Sebagai contoh, di sini adalah dalil tentang bersedekap dalam shalat seperti yang diriwayatkan Wail bin Hujr RA, "Aku melihat Nabi SAW berdiri dalam shalat, beliau melingkari tangan kirinya dengan tangan kanannya" (HR Nasai nomor 886).
Selanjutnya, ada pula manhaj yang terdiri dari beberapa dalil dan beragam cara amalan. Manhaj yang seperti ini salah satunya bisa dicontohkan dengan tuntunan tentang mengucapkan basmalah sebelum membaca al-Fatihah dalam shalat.
Menurut satu penelitian, kata UAH, ada 70 hadis yang membahas masalah tersebut. "Berdasarkan hasil telaah terhadap keseluruhan hadis tersebut, ternyata ada empat cara Nabi SAW mengamalkan basmalah dalam shalat, yakni menjaharkan bacaannya, memelankan bacaannya, membacanya pada rakaat pertama saja, bahkan tidak membaca basmalah sama sekali," ujarnya.
Adanya keragaman dalil dan cara di dalam manhaj kemudian melahirkan mazhab dalam Islam. UAH menjelaskan, kata mazhab berasal dari bahasa Arab, maa dzahaba ilaihi. Istilah itu diartikan sebagai kecenderungan seseorang untuk memilih salah satu dari beragam tata cara yang terdapat pada suatu praktik ibadah. Pilihan tentunya diambil berdasarkan pada dalil-dalil syar'i yang kuat dari Alquran dan hadis.
Sebagai contoh, Imam Syafi'i cenderung memilih untuk menjaharkan bacaan basmalah dalam shalat. Sementara, Imam Ahmad bin Hanbal (Hambali) lebih memilih untuk melunakkan bacaan basmalahnya ketika shalat.
Pilihan yang berbeda tersebut mereka ambil bukan berdasarkan pendapat pribadi masing-masing. Itu semata-mata berdasarkan pada dalil-dalil syar'i yang mereka pahami.

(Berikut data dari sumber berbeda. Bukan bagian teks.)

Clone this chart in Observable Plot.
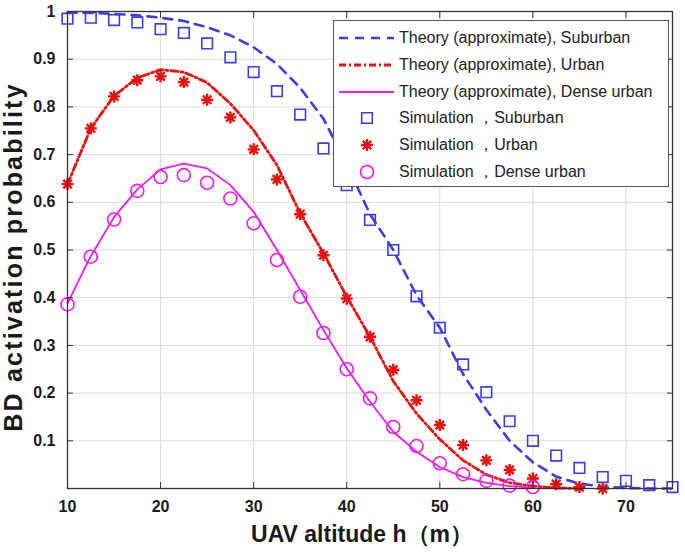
<!DOCTYPE html>
<html>
<head>
<meta charset="utf-8">
<script src="https://cdn.jsdelivr.net/npm/d3@7"></script>
<script src="https://cdn.jsdelivr.net/npm/@observablehq/plot@0.6"></script>
<style>
  body { margin: 0; background: #fff; font-family: "Liberation Sans", Arial, sans-serif; }
  #chart { position: relative; width: 685px; height: 554px; }
  #legend { position: absolute; left: 333px; top: 20px; width: 336px; height: 167px;
            border: 1.5px solid #555; background: #fff; box-sizing: border-box; }
  .row { position: absolute; left: 0; height: 26px; display: flex; align-items: center;
         font-size: 16px; color: #222; white-space: nowrap; }
  .row svg { flex: none; }
  .ylab { letter-spacing: 2.2px; }
</style>
</head>
<body>
<div id="chart"><div id="legend"></div></div>
<script>
// altitudes (m)
const simX = [10, 12.5, 15, 17.5, 20, 22.5, 25, 27.5, 30, 32.5, 35, 37.5, 40, 42.5, 45, 47.5, 50,
  52.5, 55, 57.5, 60, 62.5, 65, 67.5, 70, 72.5, 75]

// simulation points
const simSuburban = [0.985, 0.987, 0.982, 0.977, 0.963, 0.955, 0.933, 0.904, 0.873, 0.833, 0.784,
  0.713, 0.636, 0.563, 0.500, 0.403, 0.337, 0.260, 0.202, 0.141, 0.100, 0.069, 0.043, 0.024,
  0.016, 0.007, 0.003]
const simUrban = [0.638, 0.755, 0.822, 0.856, 0.864, 0.852, 0.815, 0.778, 0.711, 0.648, 0.575,
  0.489, 0.398, 0.318, 0.249, 0.185, 0.133, 0.091, 0.059, 0.039, 0.021, 0.009, 0.003, 0.000]
const simDense = [0.386, 0.486, 0.564, 0.624, 0.653, 0.657, 0.641, 0.608, 0.556, 0.479, 0.402,
  0.326, 0.250, 0.189, 0.129, 0.089, 0.053, 0.030, 0.016, 0.006, 0.003]

// theory (approximate) curves
const thSuburban = [0.998, 0.997, 0.995, 0.992, 0.987, 0.980, 0.967, 0.950, 0.925, 0.890, 0.840,
  0.775, 0.680, 0.575, 0.500, 0.405, 0.337, 0.240, 0.165, 0.100, 0.055, 0.025, 0.010, 0.004,
  0.001, 0.000, 0.000]
const thUrban = [0.638, 0.755, 0.823, 0.861, 0.878, 0.873, 0.851, 0.807, 0.751, 0.678, 0.577,
  0.493, 0.402, 0.318, 0.225, 0.157, 0.103, 0.059, 0.029, 0.012, 0.005, 0.001, 0.000]
const thDense = [0.388, 0.487, 0.569, 0.627, 0.669, 0.681, 0.671, 0.636, 0.580, 0.500, 0.416,
  0.332, 0.252, 0.182, 0.119, 0.077, 0.045, 0.024, 0.012, 0.005, 0.002]

const xTicks = [10, 20, 30, 40, 50, 60, 70]
const yTicks = [0.1, 0.2, 0.3, 0.4, 0.5, 0.6, 0.7, 0.8, 0.9, 1]

const blue = "#3d3de6", red = "#ea1010", magenta = "#ee1cee"
const blueDash = "9,7", redDash = "7,3,2,3"

const toRows = vals => vals.map((v, i) => ({x: simX[i], y: v}))

// asterisk like matlab '*'
const star = {
  draw(ctx, size) {
    const r = Math.sqrt(size / Math.PI), d = r * Math.SQRT1_2
    ctx.moveTo(-r, 0); ctx.lineTo(r, 0)
    ctx.moveTo(0, -r); ctx.lineTo(0, r)
    ctx.moveTo(-d, -d); ctx.lineTo(d, d)
    ctx.moveTo(-d, d); ctx.lineTo(d, -d)
  }
}

const series = [
  {label: "Theory (approximate), Suburban", type: "line", stroke: blue, width: 2.6, dash: blueDash},
  {label: "Theory (approximate), Urban", type: "line", stroke: red, width: 2.8, dash: redDash},
  {label: "Theory (approximate), Dense urban", type: "line", stroke: magenta, width: 1.8, dash: null},
  {label: "Simulation \uFF0CSuburban", type: "square", stroke: blue},
  {label: "Simulation \uFF0CUrban", type: "star", stroke: red},
  {label: "Simulation \uFF0CDense urban", type: "circle", stroke: magenta}
]

const chart = Plot.plot({
  width: 685,
  height: 554,
  marginLeft: 67,
  marginRight: 13,
  marginTop: 11,
  marginBottom: 66,
  x: {domain: [10, 75]},
  y: {domain: [0, 1]},
  style: {fontFamily: "'Liberation Sans', Arial, sans-serif", color: "#1a1a1a", background: "#fff"},
  marks: [
    Plot.gridX(xTicks, {stroke: "#dcdcdc", strokeOpacity: 1}),
    Plot.gridY(yTicks, {stroke: "#dcdcdc", strokeOpacity: 1}),

    Plot.line(toRows(thSuburban), {x: "x", y: "y", stroke: blue, strokeWidth: 2.6, strokeDasharray: blueDash}),
    Plot.line(toRows(thUrban), {x: "x", y: "y", stroke: red, strokeWidth: 2.8, strokeDasharray: redDash}),
    Plot.line(toRows(thDense), {x: "x", y: "y", stroke: magenta, strokeWidth: 1.8}),

    Plot.dot(toRows(simSuburban), {x: "x", y: "y", symbol: "square", r: 6, stroke: blue, strokeWidth: 1.6, fill: "none"}),
    Plot.dot(toRows(simUrban), {x: "x", y: "y", symbol: star, r: 6, stroke: red, strokeWidth: 2.4, fill: "none"}),
    Plot.dot(toRows(simDense), {x: "x", y: "y", symbol: "circle", r: 6.5, stroke: magenta, strokeWidth: 1.6, fill: "none"}),

    Plot.frame({stroke: "#333", strokeWidth: 1.3}),

    // tick labels
    Plot.axisX({ticks: xTicks, tickSize: 0, tickPadding: 12, label: null, fontSize: 16, fontWeight: "bold"}),
    Plot.axisY({ticks: yTicks, tickSize: 0, tickPadding: 12, label: null, fontSize: 16, fontWeight: "bold",
      tickFormat: d => d === 1 ? "1" : d.toFixed(1)}),
    // inward ticks on all four sides
    Plot.axisX({ticks: xTicks, anchor: "bottom", tickSize: 6, dy: -6, tickFormat: () => "", label: null, stroke: "#333"}),
    Plot.axisX({ticks: xTicks, anchor: "top", tickSize: 6, dy: 6, tickFormat: () => "", label: null, stroke: "#333"}),
    Plot.axisY({ticks: yTicks, anchor: "left", tickSize: 6, dx: 6, tickFormat: () => "", label: null, stroke: "#333"}),
    Plot.axisY({ticks: yTicks, anchor: "right", tickSize: 6, dx: -6, tickFormat: () => "", label: null, stroke: "#333"}),

    // axis titles
    Plot.text(["UAV altitude h\uFF08m\uFF09"], {frameAnchor: "bottom", lineAnchor: "middle", textAnchor: "middle",
      dy: 46, dx: -8, fontSize: 23, fontWeight: "bold"}),
    Plot.text(["BD activation probability"], {frameAnchor: "left", textAnchor: "middle", lineAnchor: "middle",
      dx: -54, dy: 7, rotate: -90, fontSize: 25, fontWeight: "bold", className: "ylab"})
  ]
})

d3.select("#chart").insert(() => chart, "#legend")

// legend
const legend = d3.select("#legend")
series.forEach((s, i) => {
  const row = legend.append("div").attr("class", "row").style("top", (4 + i * 26.8) + "px")
  const svg = row.append("svg").attr("width", 64).attr("height", 26)
  if (s.type === "line") {
    svg.append("line").attr("x1", 5).attr("x2", 60).attr("y1", 13).attr("y2", 13)
      .attr("stroke", s.stroke).attr("stroke-width", s.width).attr("stroke-dasharray", s.dash)
  } else {
    const sym = s.type === "square" ? d3.symbolSquare : s.type === "circle" ? d3.symbolCircle : star
    const r = s.type === "circle" ? 6.5 : 6
    svg.append("path").attr("transform", "translate(33,13)")
      .attr("d", d3.symbol(sym, Math.PI * r * r)())
      .attr("fill", "none").attr("stroke", s.stroke).attr("stroke-width", s.type === "star" ? 2.4 : 1.6)
  }
  row.append("span").text(s.label).style("margin-left", "1px")
})
</script>
</body>
</html>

"Jadi, mazhab itu bukan karya pemikiran seseorang. Bukan juga semacam aliran ataupun golongan. Tetapi lebih tepatnya disebut pilihan yang diambil oleh seorang ulama dalam menyikapi suatu permasalahan, berdasarkan dalil yang ia pahami. Selama mazhab masih sesuai dengan manhaj, itulah yang harus diikuti oleh kaum Muslim," kata UAH, menjelaskan.